Are funds churning their way to losses?
Mar 15, 2004

Author: PersonalFN Content & Research Team

More churning means more expenses in terms of brokerages/commissions. More expenses means lower return. If the fund portfolio is being churned very aggressively, there is a fair chance that it is losing more money than it is making.

A lot of investors seem to believe active fund management implies hyperactive churning of stocks in the fund's portfolio. Unfortunately, a lot of fund managers lend credence to this notion by actually behaving in that manner. However, nothing could be further from the truth. A high portfolio turnover or aggressive portfolio churning is not necessarily the best way to make money for the investor. In any case, it is certainly not the cheapest.

Churn doesn't equal growth
Diversified Equity Fund PT Ratio 1-Yr
Templeton Growth Fund 52.0% 140.6%
HDFC Capital Builder 88.6% 123.5%
HDFC Top 200 95.5% 140.2%
Franklin Bluechip 102.4% 142.5%
Franklin Prima Fund 103.6% 155.8%
HDFC Growth 158.0% 123.1%
HDFC Equity 169.5% 131.4%

(Portfolio Turnover Ratio according to January 2004 factsheet)

First lets understand what portfolio turnover means. Portfolio turnover is the amount of buying and selling activity in a fund. Turnover is defined as the lesser of securities sold or purchased during a year divided by the average of daily net assets. A turnover of 100 percent, for example, implies that the fund has churned its portfolio completely over the period under review. In the above table, the portfolio turnover ratio indicates the lower of stocks purchased or sold over the period April 2003 to January 2004 divided by the average daily net assets. Unfortunately in India, declaring the portfolio turnover ratio is not mandatory, so not many funds share that kind of information with investors. We chose mutual fund schemes of Franklin Templeton and HDFC Mutual Fund mainly because they are among the largest fund houses in the country that regularly declare their portfolio turnover ratios in a comparable form.

A lot of fund managers churn portfolios aggressively not necessarily because they believe it is the right mantra to clock growth, but because of pressure from investors and the asset management company to do as well as the Joneses. Consequently, stocks that are currently posting above-average performance are dumped because above-average is not good enough in these times. A good solid stock that has posted a small (and temporary) dip in quarterly earnings is punished by being dumped. Not many investors would have forgotten Infy's 40% decline over 2 days after disappointing quarterly results. A lot of investors and fund managers sold the stock only to buy it a few days later at lower prices. While selling high and buying low is prudent investing, let us not ignore the fact that there is brokerage to be paid on both the transactions (while buying and selling), so unless the fund manager is going to be making a lot of money on that stock, churning of this nature may not be all that prudent after all.

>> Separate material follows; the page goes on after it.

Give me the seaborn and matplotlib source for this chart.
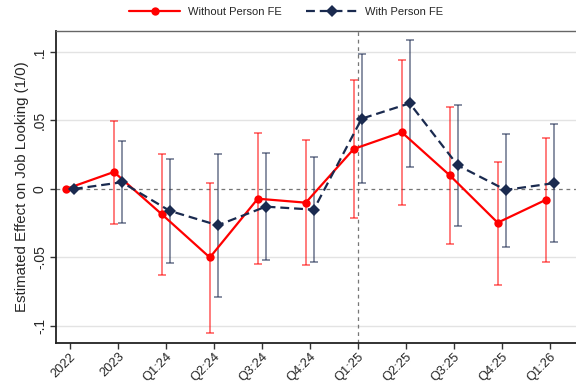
import matplotlib
matplotlib.use("Agg")
import matplotlib.pyplot as plt
import seaborn as sns
import pandas as pd
import numpy as np

periods = ["2022", "2023", "Q1:24", "Q2:24", "Q3:24", "Q4:24", "Q1:25", "Q2:25", "Q3:25", "Q4:25", "Q1:26"]

wo_est = [0.0, 0.0124, -0.0185, -0.0500, -0.0071, -0.0100, 0.0292, 0.0414, 0.0100, -0.0246, -0.0080]
wo_lo = [0.0, -0.0253, -0.0630, -0.1050, -0.0547, -0.0555, -0.0210, -0.0117, -0.0400, -0.0698, -0.0530]
wo_hi = [0.0, 0.0499, 0.0255, 0.0046, 0.0406, 0.0355, 0.0796, 0.0940, 0.0596, 0.0200, 0.0370]

w_est = [0.0, 0.0049, -0.0160, -0.0265, -0.0129, -0.0151, 0.0513, 0.0625, 0.0173, -0.0007, 0.0042]
w_lo = [0.0, -0.0246, -0.0540, -0.0790, -0.0520, -0.0535, 0.0044, 0.0158, -0.0272, -0.0420, -0.0390]
w_hi = [0.0, 0.0348, 0.0217, 0.0258, 0.0263, 0.0236, 0.0983, 0.1088, 0.0616, 0.0404, 0.0474]

yticks = [0.1, 0.05, 0.0, -0.05, -0.1]
ytick_labels = [".1", ".05", "0", "-.05", "-.1"]

sns.set_theme(style="white")
plt.rcParams["font.family"] = ["Liberation Sans", "DejaVu Sans"]

idx = np.arange(len(periods))
off = 0.083
df = pd.DataFrame({
    "x": np.concatenate([idx - off, idx + off]),
    "est": wo_est + w_est,
    "lo": wo_lo + w_lo,
    "hi": wo_hi + w_hi,
    "model": ["Without Person FE"] * len(periods) + ["With Person FE"] * len(periods),
})

fig = plt.figure(figsize=(5.76, 3.87), dpi=100)
ax = fig.add_axes([0.0972, 0.1137, 0.9028, 0.8063])

red = "#ff0000"
navy = "#1a2a4f"

ax.axhline(0, color="#777777", lw=0.9, ls=(0, (3, 3)), zorder=1)
ax.axvline(6, color="#777777", lw=0.9, ls=(0, (3, 3)), zorder=1)
for yv in [0.1, 0.05, -0.05, -0.1]:
    ax.axhline(yv, color="#e3e3e3", lw=1.0, zorder=0)

# error bars
for name, ecol in [("Without Person FE", (1.0, 0.0, 0.0, 0.6)),
                   ("With Person FE", (0.10, 0.16, 0.31, 0.6))]:
    sub = df[df.model == name].iloc[1:]
    ax.errorbar(sub.x, sub.est, yerr=[sub.est - sub.lo, sub.hi - sub.est],
                fmt="none", ecolor=ecol, elinewidth=1.2, capsize=3, capthick=1.2, zorder=2)

sns.lineplot(data=df, x="x", y="est", hue="model", style="model",
             hue_order=["Without Person FE", "With Person FE"],
             style_order=["Without Person FE", "With Person FE"],
             palette={"Without Person FE": red, "With Person FE": navy},
             markers={"Without Person FE": "o", "With Person FE": "D"},
             dashes={"Without Person FE": "", "With Person FE": (4, 2.2)},
             markersize=6, markeredgewidth=0, linewidth=1.6, ax=ax, zorder=3)

ax.set_xlim(-0.29, 10.55)
ax.set_ylim(-0.1124, 0.1153)
ax.set_xticks(idx)
ax.set_xticklabels(periods, rotation=45, ha="right", rotation_mode="anchor", fontsize=9.3)
ax.set_yticks(yticks)
ax.set_yticklabels(ytick_labels, rotation=90, va="center", fontsize=10)
ax.tick_params(axis="both", which="both", length=4, width=1, color="#333333", bottom=True, left=True, pad=2.5)
ax.tick_params(axis="x", pad=1.5)
ax.set_xlabel("")
ax.set_ylabel("Estimated Effect on Job Looking (1/0)", fontsize=10.8, labelpad=3)

for s in ["left", "bottom"]:
    ax.spines[s].set_color("#222222")
    ax.spines[s].set_linewidth(1.3)
ax.spines["top"].set_color("#666666")
ax.spines["top"].set_linewidth(1.0)
ax.spines["right"].set_visible(False)

handles, labels = ax.get_legend_handles_labels()
ax.get_legend().remove()
fig.legend(handles, labels, loc="center", bbox_to_anchor=(0.497, 1 - 12 / 387), ncol=2,
           frameon=False, fontsize=8, handlelength=4.6, columnspacing=2.2, handletextpad=0.7)

fig.savefig("out.png", dpi=100)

A high portfolio turnover rate is even more surprising when you consider that most domestic fund managers can't get enough of Warren Buffet, the investment guru, and his style of investing. And when you consider the fact that Warren Buffet is a very inactive investor who buys and sells stocks sparingly and even then only after much deliberation, we wonder if this professed admiration for Warren Buffet is for real. Admittedly, Warren Buffet pursues the value-style of investing and is true to it, while growth-style fund managers certainly may need to churn more actively in line with their style. However, at the end of the day churn is secondary, maximising investor gains is primary and if the latter is not taking care of the former then something could be wrong with the stocks selected by the fund manager despite the churning.

From the investor's perspective a higher churn is not a sign that the fund manager is doing something right. It could well be that a fund with a higher portfolio turnover disappoints on performance and a fund with a lower churn has done far better. In the table above, Templeton Growth Fund with the lowest churn (portfolio turnover ratio 50.2%) has the third best performance over 1-Yr (140.6%). On the other hand, HDFC Growth with the second highest churn (158.0%) is the most dismal performer (123.1%). So don't look at just the churn, look at whether the performance justifies the churn.

Investors need to keep an eye on expenses that can really depress a fund's performance. Churning adds to the expenses and is often a very large component. At the end of the day, this erodes your fund's performance. If your fund has an unusually high churn which is not backed by performance, its time to review your investment and consider a fund manager who can strike the right balance between churn and performance.